# Data extract
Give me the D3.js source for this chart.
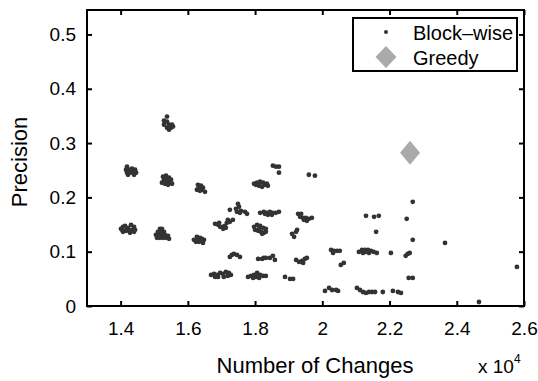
<!DOCTYPE html>
<html>
<head>
<meta charset="utf-8">
<script src="https://cdn.jsdelivr.net/npm/d3@7"></script>
<style>
  body { margin: 0; background: #fff; }
  svg { display: block; font-family: "Liberation Sans", Arial, sans-serif; }
  .axis path, .axis line { stroke: #000; stroke-width: 2; }
  .axis text { font-size: 19px; fill: #000; }
</style>
</head>
<body>
<div id="chart"></div>
<script>
var svgWidth = 538;
var svgHeight = 381;
var margin = {top: 10, right: 14, bottom: 75, left: 87};
var width = svgWidth - margin.left - margin.right;
var height = svgHeight - margin.top - margin.bottom;

// axis ticks (x in units of 10^4)
var xTicks = [1.4, 1.6, 1.8, 2, 2.2, 2.4, 2.6];
var yTicks = [0, 0.1, 0.2, 0.3, 0.4, 0.5];

// Greedy result
var greedyX = [2.261];
var greedyY = [0.282];

// Block-wise results: [changes (x10^4), precision]
var blockWise = [
  // ~1.43, 0.25
  [1.419,0.2565],[1.416,0.2509],[1.425,0.2509],[1.434,0.2528],[1.443,0.2509],[1.419,0.2454],
  [1.428,0.2454],[1.437,0.2454],[1.446,0.2454],[1.422,0.2417],[1.440,0.2417],[1.431,0.2491],
  // ~1.42, 0.14
  [1.401,0.1421],[1.407,0.1458],[1.413,0.1476],[1.422,0.1439],[1.431,0.1494],[1.440,0.1458],
  [1.443,0.1402],[1.434,0.1402],[1.425,0.1384],[1.416,0.1384],[1.407,0.1365],[1.428,0.1347],
  [1.440,0.1365],[1.419,0.1421],[1.404,0.1402],
  // ~1.54, 0.34
  [1.538,0.3487],[1.529,0.3413],[1.538,0.3395],[1.544,0.3339],[1.553,0.3339],[1.550,0.3284],
  [1.538,0.3284],[1.529,0.3339],[1.544,0.3247],[1.556,0.3303],
  // ~1.54, 0.23
  [1.526,0.2380],[1.535,0.2399],[1.544,0.2362],[1.550,0.2325],[1.529,0.2325],[1.538,0.2306],
  [1.547,0.2269],[1.523,0.2269],[1.532,0.2251],[1.541,0.2232],[1.553,0.2251],[1.535,0.2343],
  // ~1.53, 0.13
  [1.517,0.1421],[1.523,0.1421],[1.511,0.1365],[1.520,0.1365],[1.529,0.1365],[1.505,0.1310],
  [1.514,0.1310],[1.523,0.1310],[1.532,0.1310],[1.541,0.1292],[1.508,0.1255],[1.517,0.1255],
  [1.526,0.1255],[1.535,0.1255],[1.544,0.1236],[1.529,0.1292],
  // ~1.64, 0.22
  [1.630,0.2232],[1.639,0.2214],[1.645,0.2177],[1.633,0.2177],[1.627,0.2140],[1.642,0.2140],
  [1.636,0.2122],[1.651,0.2103],
  // ~1.63, 0.12
  [1.618,0.1218],[1.627,0.1273],[1.636,0.1255],[1.642,0.1236],[1.648,0.1218],[1.624,0.1181],
  [1.633,0.1181],[1.645,0.1162],[1.630,0.1218],
  // ~1.75, 0.18
  [1.725,0.1771],[1.743,0.1790],[1.749,0.1882],[1.752,0.1827],[1.746,0.1734],[1.758,0.1753],
  [1.755,0.1716],[1.770,0.1734],[1.776,0.1697],
  // ~1.82, 0.225
  [1.797,0.2251],[1.806,0.2269],[1.815,0.2288],[1.824,0.2269],[1.829,0.2232],[1.838,0.2214],
  [1.812,0.2214],[1.821,0.2196],[1.803,0.2232],[1.835,0.2251],
  // ~1.86, 0.255
  [1.853,0.2583],[1.862,0.2565],[1.871,0.2565],[1.871,0.2454],
  // ~1.97, 0.24
  [1.960,0.2417],[1.978,0.2399],
  // ~1.84, 0.17
  [1.815,0.1716],[1.826,0.1734],[1.835,0.1716],[1.844,0.1734],[1.853,0.1716],[1.862,0.1716],
  [1.871,0.1734],[1.838,0.1679],[1.850,0.1679],[1.829,0.1697],
  // ~1.94, 0.163
  [1.928,0.1697],[1.937,0.1697],[1.934,0.1642],[1.943,0.1624],[1.951,0.1624],[1.960,0.1605],
  [1.969,0.1624],[1.945,0.1587],[1.954,0.1568],
  // ~1.71, 0.15
  [1.681,0.1513],[1.690,0.1494],[1.696,0.1458],[1.702,0.1458],[1.710,0.1476],[1.716,0.1531],
  [1.719,0.1587],[1.725,0.1550],[1.713,0.1439],[1.705,0.1421],[1.734,0.1587],[1.693,0.1531],
  // ~1.81, 0.14
  [1.797,0.1458],[1.806,0.1494],[1.815,0.1476],[1.824,0.1439],[1.832,0.1421],[1.800,0.1402],
  [1.809,0.1384],[1.818,0.1365],[1.826,0.1347],[1.812,0.1421],[1.832,0.1365],[1.821,0.1328],
  // ~1.92, 0.13
  [1.910,0.1328],[1.922,0.1365],[1.925,0.1402],[1.916,0.1273],
  // ~1.74, 0.09
  [1.725,0.0904],[1.737,0.0959],[1.746,0.0941],[1.755,0.0904],[1.731,0.0941],
  // ~1.83, 0.088
  [1.809,0.0867],[1.821,0.0867],[1.832,0.0886],[1.844,0.0886],[1.853,0.0923],[1.859,0.0849],
  [1.826,0.0886],
  // ~1.94, 0.084
  [1.922,0.0849],[1.931,0.0812],[1.940,0.0830],[1.948,0.0867],[1.954,0.0886],[1.943,0.0793],
  // ~2.04, 0.1
  [2.026,0.1033],[2.035,0.1015],[2.044,0.1015],[2.052,0.1015],[2.032,0.0978],
  [2.055,0.0756],[2.064,0.0793],
  // ~1.7, 0.058
  [1.669,0.0572],[1.678,0.0590],[1.687,0.0572],[1.696,0.0609],[1.705,0.0590],[1.713,0.0627],
  [1.722,0.0609],[1.728,0.0572],[1.690,0.0535],[1.707,0.0535],[1.681,0.0535],[1.719,0.0554],
  // ~1.8, 0.055
  [1.779,0.0535],[1.788,0.0554],[1.797,0.0572],[1.806,0.0609],[1.815,0.0572],[1.824,0.0554],
  [1.832,0.0554],[1.794,0.0517],[1.812,0.0517],[1.803,0.0535],
  [1.889,0.0535],[1.904,0.0498],[1.913,0.0498],
  // ~2.03, 0.03
  [2.008,0.0277],[2.020,0.0332],[2.029,0.0295],[2.041,0.0295],[2.047,0.0277],
  // ~2.13, 0.1
  [2.109,0.0996],[2.118,0.1033],[2.127,0.1033],[2.136,0.1033],[2.145,0.1015],[2.153,0.0996],
  [2.162,0.0978],[2.121,0.0978],[2.139,0.0978],[2.130,0.0996],
  [2.204,0.0978],[2.248,0.0923],[2.254,0.0959],[2.260,0.0978],
  [2.257,0.0517],[2.269,0.0517],
  [2.130,0.1661],[2.154,0.1642],[2.168,0.1661],[2.251,0.1605],[2.269,0.1919],
  [2.160,0.1365],[2.269,0.1218],[2.365,0.1162],[2.579,0.0720],[2.466,0.0074],
  // ~2.15, 0.027
  [2.103,0.0332],[2.112,0.0295],[2.121,0.0258],[2.130,0.0240],[2.139,0.0258],[2.148,0.0258],
  [2.157,0.0258],[2.180,0.0258],[2.210,0.0277],[2.225,0.0258],[2.234,0.0240]
];

var svg = d3.select("#chart")
  .append("svg")
  .attr("width", svgWidth)
  .attr("height", svgHeight);

svg.append("rect").attr("width", svgWidth).attr("height", svgHeight).attr("fill", "#fff");

var chart = svg.append("g")
  .attr("transform", "translate(" + margin.left + "," + margin.top + ")");

var xScale = d3.scaleLinear().domain([1.3, 2.6]).range([0, width]);
var yScale = d3.scaleLinear().domain([0, 0.545]).range([height, 0]);

// points
chart.selectAll("circle.block")
  .data(blockWise)
  .enter()
  .append("circle")
  .attr("class", "block")
  .attr("cx", function(d) { return xScale(d[0]); })
  .attr("cy", function(d) { return yScale(d[1]); })
  .attr("r", 2.4)
  .attr("fill", "#333");

function diamondPath(w, h) {
  return "M0," + (-h) + "L" + w + ",0L0," + h + "L" + (-w) + ",0Z";
}

chart.selectAll("path.greedy")
  .data(greedyX)
  .enter()
  .append("path")
  .attr("class", "greedy")
  .attr("d", diamondPath(10, 12))
  .attr("transform", function(d, i) {
    return "translate(" + xScale(d) + "," + yScale(greedyY[i]) + ")";
  })
  .attr("fill", "#aaa");

// axes, MATLAB style box with inward ticks
var bottomAxis = d3.axisBottom(xScale).tickValues(xTicks).tickSize(-5).tickPadding(16)
  .tickFormat(function(d) { return d; });
var topAxis = d3.axisTop(xScale).tickValues(xTicks).tickSize(-5).tickFormat("");
var leftAxis = d3.axisLeft(yScale).tickValues(yTicks).tickSize(-5).tickPadding(11)
  .tickFormat(function(d) { return d; });
var rightAxis = d3.axisRight(yScale).tickValues(yTicks).tickSize(-5).tickFormat("");

chart.append("g").attr("class", "axis").attr("transform", "translate(0," + height + ")").call(bottomAxis);
chart.append("g").attr("class", "axis").call(topAxis);
chart.append("g").attr("class", "axis").call(leftAxis);
chart.append("g").attr("class", "axis").attr("transform", "translate(" + width + ",0)").call(rightAxis);

chart.selectAll(".axis .domain").remove();
chart.append("rect")
  .attr("width", width)
  .attr("height", height)
  .attr("fill", "none")
  .attr("stroke", "#000")
  .attr("stroke-width", 2);

// axis labels
chart.append("text")
  .attr("x", 228)
  .attr("y", height + 67)
  .attr("text-anchor", "middle")
  .style("font-size", "22px")
  .text("Number of Changes");

var expo = chart.append("text")
  .attr("x", 391)
  .attr("y", height + 67)
  .style("font-size", "19px")
  .text("x 10");
expo.append("tspan")
  .attr("dy", -10)
  .style("font-size", "12px")
  .text("4");

chart.append("text")
  .attr("transform", "rotate(-90)")
  .attr("x", -height / 2 - 4)
  .attr("y", -60)
  .attr("text-anchor", "middle")
  .style("font-size", "22px")
  .text("Precision");

// legend
var legend = chart.append("g").attr("transform", "translate(266,8)");
legend.append("rect")
  .attr("width", 164)
  .attr("height", 53)
  .attr("fill", "#fff")
  .attr("stroke", "#000")
  .attr("stroke-width", 2);
legend.append("circle").attr("cx", 33).attr("cy", 14).attr("r", 2).attr("fill", "#333");
legend.append("path").attr("d", diamondPath(10.5, 11))
  .attr("transform", "translate(33,39)").attr("fill", "#aaa");
legend.append("text").attr("x", 60).attr("y", 22).style("font-size", "20px").text("Block\u2013wise");
legend.append("text").attr("x", 60).attr("y", 47).style("font-size", "20px").text("Greedy");
</script>
</body>
</html>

# Aim
Restate the data word for word from its first line through the line with "var greedyY = [0.282];", leaving out any picture along the way.

# Correct answer
Give me the D3.js source for this chart.
<!DOCTYPE html>
<html>
<head>
<meta charset="utf-8">
<script src="https://cdn.jsdelivr.net/npm/d3@7"></script>
<style>
  body { margin: 0; background: #fff; }
  svg { display: block; font-family: "Liberation Sans", Arial, sans-serif; }
  .axis path, .axis line { stroke: #000; stroke-width: 2; }
  .axis text { font-size: 19px; fill: #000; }
</style>
</head>
<body>
<div id="chart"></div>
<script>
var svgWidth = 538;
var svgHeight = 381;
var margin = {top: 10, right: 14, bottom: 75, left: 87};
var width = svgWidth - margin.left - margin.right;
var height = svgHeight - margin.top - margin.bottom;

// axis ticks (x in units of 10^4)
var xTicks = [1.4, 1.6, 1.8, 2, 2.2, 2.4, 2.6];
var yTicks = [0, 0.1, 0.2, 0.3, 0.4, 0.5];

// Greedy result
var greedyX = [2.261];
var greedyY = [0.282];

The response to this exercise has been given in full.